日本においては、現在法制審において、「起訴猶予に伴う再犯防止措置のあり方」や「宣告猶予制度」の導入が検討されている。「宣告猶予制度」は、犯罪の証明があった場合、裁判所の決定で一定期間判決の宣告が猶予される制度が想定されており、その間に、被告人の治療や社会復帰支援の実施が期待される。

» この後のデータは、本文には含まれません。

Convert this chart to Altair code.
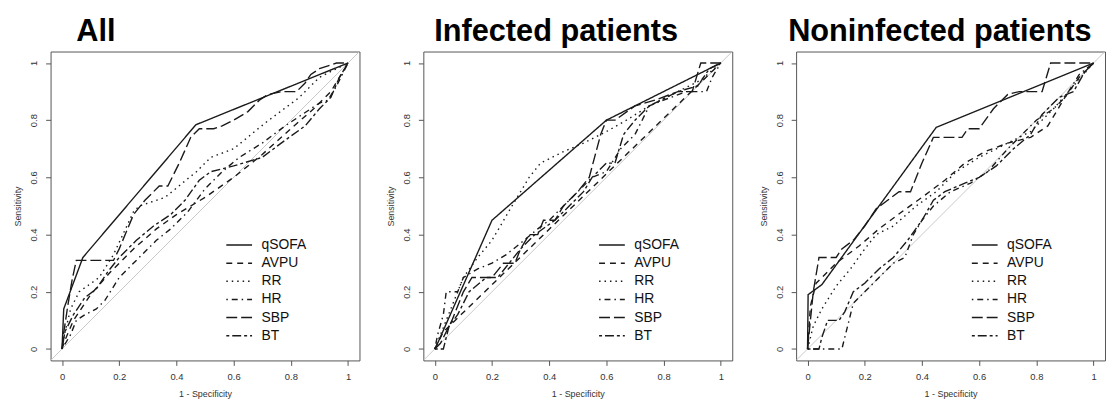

米国では、薬物犯罪者に何度刑罰を課しても刑務所に戻ってきてしまう「回転ドア現象」や刑務所の過剰拘禁が問題視されていた。そこで、1989年にフロリダ州にDCが創設され、裁判官の草の根活動によって米国に広がった。現在3000以上のDCが設置されているという。扱うのは、薬物依存だけでなく、薬物欲しさに犯した窃盗なども対象となる。DCでは、裁判官が治療プログラムを開始、集中監督し、全過程を無事に終えると、「卒業」となり、手続きが終わる仕組みとなっている。


丸山氏が強調したのは、再使用などの再犯の扱い。「DCでは再使用があっても、犯罪として見ずに、重要な次につながるエラーとしてみる」と紹介。DCでは、再使用が起きた場合、再使用してしまった状況を聞き、同じ状況が起きないよう対策を講じて、再使用を減らしていくという。その上で、丸山氏は「日本の再犯防止の流れだと、相当強力な監視状態に置き、再使用を犯罪とみることになりそうな点を危惧している」とした。


●同じ薬物問題の回復者がチームに加わることの意味

DCの特徴は、法曹三者に加えて、ソーシャルワーカーなども交えて、協力しながらチームを組んで取り組む点にもあり、「伝統的な刑事裁判とは違った役割をそれぞれの関与者があたえられる」と丸山氏。裁判官も独断で進めるのではなく、警察官やソーシャルワーカーのような職種とどうチームをまとめていくかを重要視しており、ホームレスの場合は食糧支援まで考えることになるという。


同じ薬物の問題を抱えて回復した人がスタッフとして関わることも重要視されている。「法が介入したタイミングで、かかえている問題を一気に解決して回復をやっていく」と紹介。その上で、日本で、法曹三者以外の司法専門のソーシャルワーカーなどの育成が重要になる点を指摘した。


DCの理論的支柱になっているのが、「治療的司法」と呼ばれる、回復を重視する司法のあり方。丸山氏が注意を促したのは、「治療」という言葉の意味。「『治療』という言葉は、必ずしも医療行為だけをさすのでなく、その人の生き辛さからの解放、回復を含む点を認識してほしい」とした。治療的司法は全体として「回復過程をたどるようなインパクトをたどる方が、法としての介入の意味があるのではないかという考え方」とした。DCの成功で、ギャンブル、DVなど他の問題解決にも応用する動きも出ているという。